Ireland must aim to become an innovation hub to capture green jobs

Fine Gael Climate Action Spokesperson and Dublin Fingal TD, Alan Farrell has called for a multi-departmental approach to developing the green technology sector in Ireland. Speaking in advance of Earth Day on Thursday, April 22nd, Deputy Farrell said the move would allow us to take advantage of a new wave of economic development.

Deputy Farrell said, “As we begin to change the way in which we generate energy, namely through wind and solar, as well as changing how our businesses and wider society meet our climate responsibilities, we will have the opportunity to be on the forefront of a new international economic sector.”

“I believe that we can, through the development of R&D funds, business incentives and innovative policies, some of which are already in place, attract companies to grow in Ireland as part of this emerging sector. This would not be the first time we have managed to forge new economic paths in emerging technologies, by using our high rate of third level education, geographical position and comparatively young population, we can create a culture of innovation.”

Deputy Farrell continued, “The expansion of no carbon energy sources will bring with it skilled, well-paid jobs and lead to a host of jobs supported in the local communities. This will not just benefit our major cities but also have the ability to support business in towns and villages in rural Ireland.”
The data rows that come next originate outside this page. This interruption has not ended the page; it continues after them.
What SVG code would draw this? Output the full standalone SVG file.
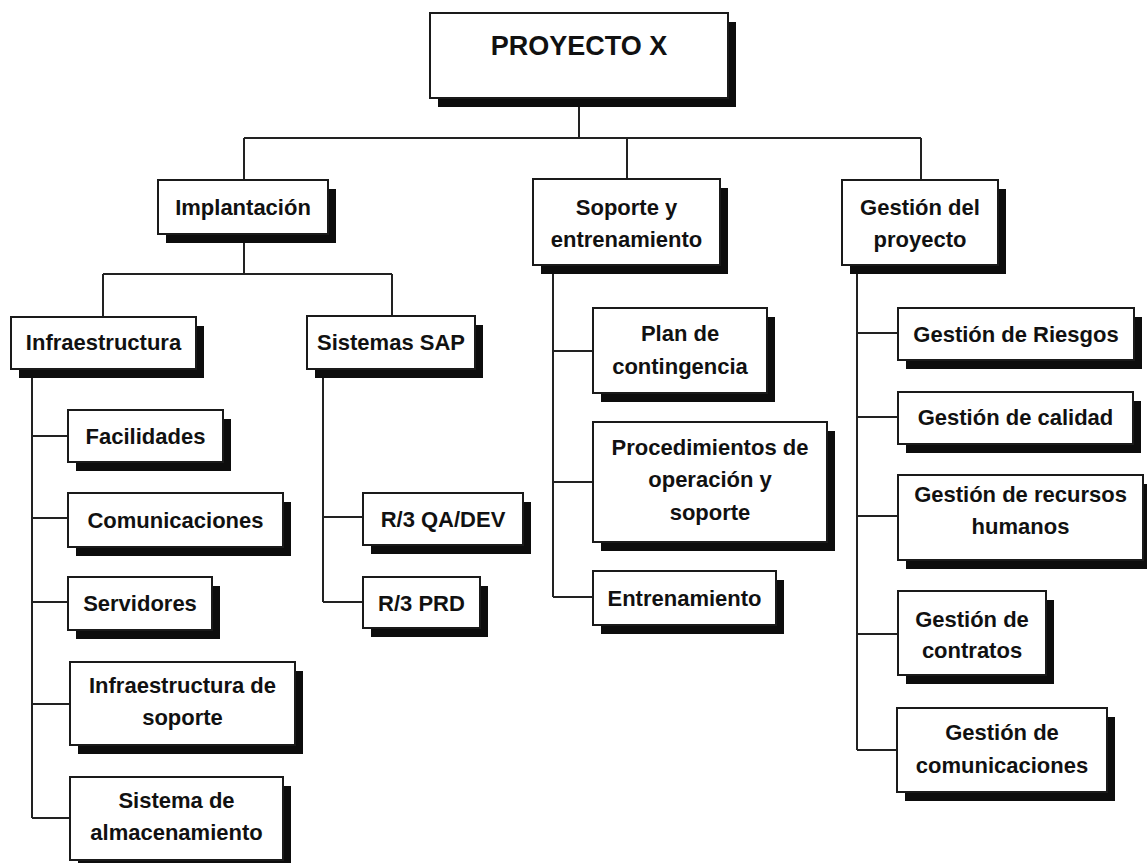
<svg xmlns="http://www.w3.org/2000/svg" width="1147" height="863" viewBox="0 0 1147 863">
  <style>
    .box { fill: #ffffff; stroke: #1a1a1a; stroke-width: 2; }
    .shadow { fill: #0d0d0d; }
    .lbl { font-family: "Liberation Sans", Arial, sans-serif; font-weight: bold; font-size: 22px; fill: #111111; text-anchor: middle; }
    .root { font-size: 27px; }
    .conn { fill: none; stroke: #222222; stroke-width: 2; }
  </style>
  <rect width="1147" height="863" fill="#ffffff"/>

  <!-- connectors -->
  <g id="connectors" class="conn">
    <path d="M579 98 V138 M244 138 H921 M244 138 V180 M627 138 V179 M921 138 V180"/>
    <path d="M244 234 V274 M103 274 H392 M103 274 V317 M392 274 V316"/>
    <path d="M32 369 V818 M32 436 H68 M32 518 H68 M32 602 H68 M32 704 H70 M32 818 H70"/>
    <path d="M323 369 V602 M323 517 H363 M323 602 H363"/>
    <path d="M553 265 V597 M553 351 H593 M553 482 H593 M553 597 H593"/>
    <path d="M857 265 V750 M857 333 H898 M857 417 H898 M857 516 H898 M857 634 H898 M857 750 H897"/>
  </g>

  <!-- top level -->
  <g id="proyecto-x">
    <rect class="shadow" x="438" y="22" width="298" height="85"/>
    <rect class="box" x="430" y="13" width="298" height="85"/>
    <text class="lbl root" x="579" y="55">PROYECTO X</text>
  </g>

  <!-- second level -->
  <g id="implantacion">
    <rect class="shadow" x="166" y="189" width="170" height="54"/>
    <rect class="box" x="158" y="180" width="170" height="54"/>
    <text class="lbl" x="243" y="215">Implantación</text>
  </g>
  <g id="soporte-entrenamiento">
    <rect class="shadow" x="541" y="188" width="187" height="86"/>
    <rect class="box" x="533" y="179" width="187" height="86"/>
    <text class="lbl" x="626.5" y="215">Soporte y</text>
    <text class="lbl" x="626.5" y="247">entrenamiento</text>
  </g>
  <g id="gestion-proyecto">
    <rect class="shadow" x="850" y="189" width="156" height="85"/>
    <rect class="box" x="842" y="180" width="156" height="85"/>
    <text class="lbl" x="920" y="215">Gestión del</text>
    <text class="lbl" x="920" y="247">proyecto</text>
  </g>

  <!-- Implantación branch -->
  <g id="infraestructura">
    <rect class="shadow" x="19" y="326" width="185" height="52"/>
    <rect class="box" x="11" y="317" width="185" height="52"/>
    <text class="lbl" x="103.5" y="350">Infraestructura</text>
  </g>
  <g id="sistemas-sap">
    <rect class="shadow" x="315" y="325" width="168" height="53"/>
    <rect class="box" x="307" y="316" width="168" height="53"/>
    <text class="lbl" x="391" y="350">Sistemas SAP</text>
  </g>

  <g id="facilidades">
    <rect class="shadow" x="76" y="419" width="155" height="52"/>
    <rect class="box" x="68" y="410" width="155" height="52"/>
    <text class="lbl" x="145.5" y="444">Facilidades</text>
  </g>
  <g id="comunicaciones">
    <rect class="shadow" x="76" y="502" width="215" height="54"/>
    <rect class="box" x="68" y="493" width="215" height="54"/>
    <text class="lbl" x="175.5" y="528">Comunicaciones</text>
  </g>
  <g id="servidores">
    <rect class="shadow" x="76" y="586" width="144" height="53"/>
    <rect class="box" x="68" y="577" width="144" height="53"/>
    <text class="lbl" x="140" y="611">Servidores</text>
  </g>
  <g id="infraestructura-soporte">
    <rect class="shadow" x="78" y="671" width="225" height="83"/>
    <rect class="box" x="70" y="662" width="225" height="83"/>
    <text class="lbl" x="182.5" y="693">Infraestructura de</text>
    <text class="lbl" x="182.5" y="725">soporte</text>
  </g>
  <g id="sistema-almacenamiento">
    <rect class="shadow" x="78" y="786" width="213" height="83"/>
    <rect class="box" x="70" y="777" width="213" height="83"/>
    <text class="lbl" x="176.5" y="808">Sistema de</text>
    <text class="lbl" x="176.5" y="840">almacenamiento</text>
  </g>

  <g id="r3-qa-dev">
    <rect class="shadow" x="371" y="502" width="160" height="52"/>
    <rect class="box" x="363" y="493" width="160" height="52"/>
    <text class="lbl" x="443" y="527">R/3 QA/DEV</text>
  </g>
  <g id="r3-prd">
    <rect class="shadow" x="371" y="586" width="117" height="51"/>
    <rect class="box" x="363" y="577" width="117" height="51"/>
    <text class="lbl" x="421.5" y="611">R/3 PRD</text>
  </g>

  <!-- Soporte y entrenamiento branch -->
  <g id="plan-contingencia">
    <rect class="shadow" x="601" y="317" width="174" height="85"/>
    <rect class="box" x="593" y="308" width="174" height="85"/>
    <text class="lbl" x="680" y="341">Plan de</text>
    <text class="lbl" x="680" y="374">contingencia</text>
  </g>
  <g id="procedimientos">
    <rect class="shadow" x="601" y="431" width="234" height="120"/>
    <rect class="box" x="593" y="422" width="234" height="120"/>
    <text class="lbl" x="710" y="455">Procedimientos de</text>
    <text class="lbl" x="710" y="487">operación y</text>
    <text class="lbl" x="710" y="520">soporte</text>
  </g>
  <g id="entrenamiento">
    <rect class="shadow" x="601" y="580" width="183" height="54"/>
    <rect class="box" x="593" y="571" width="183" height="54"/>
    <text class="lbl" x="684.5" y="606">Entrenamiento</text>
  </g>

  <!-- Gestión del proyecto branch -->
  <g id="gestion-riesgos">
    <rect class="shadow" x="906" y="317" width="236" height="52"/>
    <rect class="box" x="898" y="308" width="236" height="52"/>
    <text class="lbl" x="1016" y="342">Gestión de Riesgos</text>
  </g>
  <g id="gestion-calidad">
    <rect class="shadow" x="906" y="401" width="235" height="52"/>
    <rect class="box" x="898" y="392" width="235" height="52"/>
    <text class="lbl" x="1015.5" y="425">Gestión de calidad</text>
  </g>
  <g id="gestion-recursos">
    <rect class="shadow" x="906" y="484" width="245" height="85"/>
    <rect class="box" x="898" y="475" width="245" height="85"/>
    <text class="lbl" x="1020.5" y="502">Gestión de recursos</text>
    <text class="lbl" x="1020.5" y="534">humanos</text>
  </g>
  <g id="gestion-contratos">
    <rect class="shadow" x="906" y="600" width="148" height="84"/>
    <rect class="box" x="898" y="591" width="148" height="84"/>
    <text class="lbl" x="972" y="627">Gestión de</text>
    <text class="lbl" x="972" y="658">contratos</text>
  </g>
  <g id="gestion-comunicaciones">
    <rect class="shadow" x="905" y="717" width="210" height="84"/>
    <rect class="box" x="897" y="708" width="210" height="84"/>
    <text class="lbl" x="1002" y="740">Gestión de</text>
    <text class="lbl" x="1002" y="773">comunicaciones</text>
  </g>
</svg>
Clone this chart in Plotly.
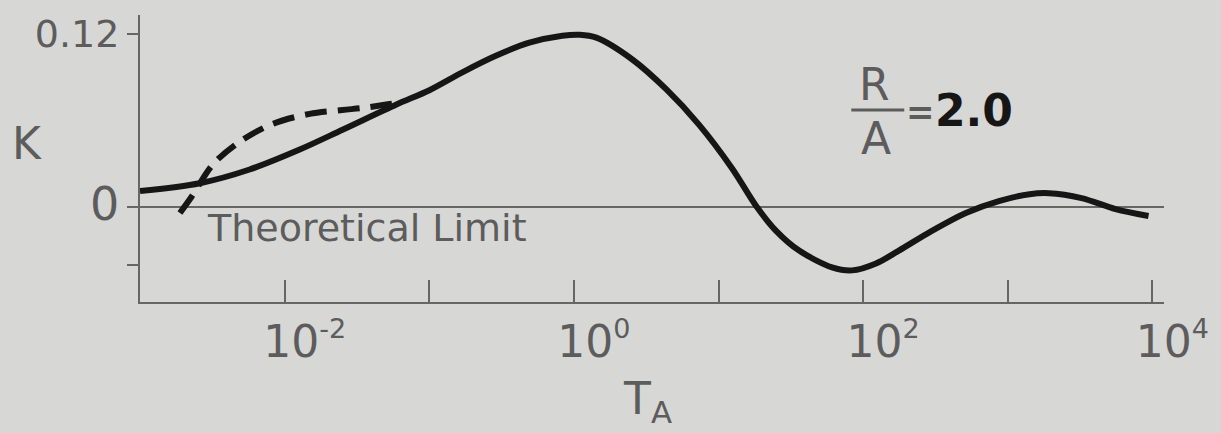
import plotly.graph_objects as go

# ---- data (T_A on log scale, K linear) ----
solid_T = [0.001, 0.002588, 0.005728, 0.01271, 0.02512, 0.05929, 0.1002, 0.1694,
           0.2911, 0.4920, 0.8318, 1.096, 1.429, 2.535, 4.345, 7.345, 12.42, 18.20,
           25.00, 36.06, 60.95, 83.95, 122.7, 176.6, 298.5, 512.9, 867.0, 1413,
           1919, 3236, 5559, 9397]
solid_K = [0.0110, 0.0165, 0.0260, 0.0398, 0.0535, 0.0710, 0.0809, 0.0933,
           0.1049, 0.1138, 0.1186, 0.1193, 0.1173, 0.1022, 0.0816, 0.0569, 0.0267,
           0.0007, -0.0165, -0.0302, -0.0418, -0.0439, -0.0391, -0.0302, -0.0165,
           -0.0041, 0.0041, 0.0089, 0.0096, 0.0062, -0.0014, -0.0062]

dash_T = [0.001888, 0.002286, 0.003192, 0.004898, 0.008279, 0.01489, 0.02512,
          0.03459, 0.05309, 0.06457]
dash_K = [-0.0041, 0.0075, 0.0295, 0.0453, 0.0576, 0.0645, 0.0672, 0.0686,
          0.0713, 0.0727]

x_tickvals = [1e-2, 1e0, 1e2, 1e4]
x_ticktext = ["10<sup><span style='font-size:27px'>-2</span></sup>",
              "10<sup><span style='font-size:27px'>0</span></sup>",
              "10<sup><span style='font-size:27px'>2</span></sup>",
              "10<sup><span style='font-size:27px'>4</span></sup>"]
x_minor_tickvals = [1e-1, 1e1, 1e3]
y_tickvals = [0.12, 0.0]
y_ticktext = ["0.12", "<span style='font-size:46px'>0</span>"]
y_minor_tickvals = [-0.04]

BG = "#d7d7d5"
GREY = "#5c5c5c"
AXIS = "#666666"
INK = "#161616"
FONT = "DejaVu Sans"

fig = go.Figure()
fig.add_trace(go.Scatter(x=solid_T, y=solid_K, mode="lines",
                         line=dict(color=INK, width=6, shape="spline", smoothing=0.9),
                         showlegend=False, hoverinfo="skip"))
fig.add_trace(go.Scatter(x=dash_T, y=dash_K, mode="lines",
                         line=dict(color=INK, width=6, shape="spline", smoothing=0.9,
                                   dash="22px,11px"),
                         showlegend=False, hoverinfo="skip"))

fig.update_layout(
    width=1221, height=433, autosize=False,
    margin=dict(l=140, r=56, t=12, b=131, pad=0),
    paper_bgcolor=BG, plot_bgcolor=BG,
    font=dict(family=FONT, color=GREY),
    xaxis=dict(type="log", range=[-3, 4.08], showgrid=False, zeroline=False,
               showline=True, linecolor=AXIS, linewidth=2,
               ticks="inside", ticklen=22, tickwidth=2, tickcolor=AXIS,
               tickmode="array", tickvals=x_tickvals, ticktext=x_ticktext,
               tickfont=dict(family=FONT, size=44, color=GREY),
               ticklabelshift=20,
               minor=dict(tickmode="array", tickvals=x_minor_tickvals, ticks="inside",
                          ticklen=22, tickwidth=2, tickcolor=AXIS, showgrid=False)),
    yaxis=dict(range=[-0.0658, 0.133], showgrid=False,
               zeroline=True, zerolinecolor=AXIS, zerolinewidth=2,
               showline=True, linecolor=AXIS, linewidth=2,
               ticks="outside", ticklen=11, tickwidth=2, tickcolor=AXIS,
               tickmode="array", tickvals=y_tickvals, ticktext=y_ticktext,
               tickfont=dict(family=FONT, size=38, color=GREY),
               minor=dict(tickmode="array", tickvals=y_minor_tickvals, ticks="outside",
                          ticklen=11, tickwidth=2, tickcolor=AXIS, showgrid=False)),
    yaxis2=dict(range=[-0.0658, 0.133], overlaying="y", side="left",
                showgrid=False, zeroline=False, showline=False,
                ticks="inside", ticklen=5, tickwidth=2, tickcolor=AXIS,
                tickmode="array", tickvals=y_tickvals + y_minor_tickvals,
                showticklabels=False),
)

P = dict(xref="paper", yref="paper", showarrow=False)
fig.add_annotation(text="Theoretical Limit", x=(205 - 140) / 1025, y=(302 - 227) / 290,
                   xanchor="left", yanchor="middle",
                   font=dict(family=FONT, size=38, color=GREY), **P)
fig.add_annotation(text="K", x=(27 - 140) / 1025, y=(302 - 142) / 290,
                   xanchor="center", yanchor="middle",
                   font=dict(family=FONT, size=44, color=GREY), **P)
fig.add_annotation(text="T<sub>A</sub>", x=(648 - 140) / 1025, y=(302 - 403) / 290,
                   xanchor="center", yanchor="middle",
                   font=dict(family=FONT, size=44, color=GREY), **P)
fig.add_annotation(text="R", x=(875 - 140) / 1025, y=(302 - 82) / 290,
                   xanchor="center", yanchor="middle",
                   font=dict(family=FONT, size=44, color=GREY), **P)
fig.add_annotation(text="A", x=(877 - 140) / 1025, y=(302 - 137) / 290,
                   xanchor="center", yanchor="middle",
                   font=dict(family=FONT, size=44, color=GREY), **P)
fig.add_annotation(text="=", x=(921 - 140) / 1025, y=(302 - 110) / 290,
                   xanchor="center", yanchor="middle",
                   font=dict(family=FONT, size=34, color=GREY, weight="bold"), **P)
fig.add_annotation(text="2.0", x=(934 - 140) / 1025, y=(302 - 108) / 290,
                   xanchor="left", yanchor="middle",
                   font=dict(family=FONT, size=44, color=INK, weight="bold"), **P)
fig.add_shape(type="line", xref="paper", yref="paper",
              x0=(852 - 140) / 1025, x1=(905 - 140) / 1025,
              y0=(302 - 108) / 290, y1=(302 - 108) / 290,
              line=dict(color=GREY, width=3))

fig.write_html("out.html")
“A range of supports announced in 2020’s July Stimulus, has laid the ground work for the development of the kind of funds we will need to invest in, including the Green Enterprise Fund, this combined with apprentice and retraining schemes and schemes such as the Climate Ready initiative announced by Minister Simon Harris on April 7th, will ensure that we have a foundation to build upon.”

“While we will have to make significant changes to how our society operates, this does not mean that all of the changes will be negative, a great many of them will improve the efficiency, cost and quality of our daily lives. It is also true that we have made progress since the Paris Agreement in 2015, we must now think about what more we can do, a ‘Paris+’ attitude must be adopted to see us through this challenge.”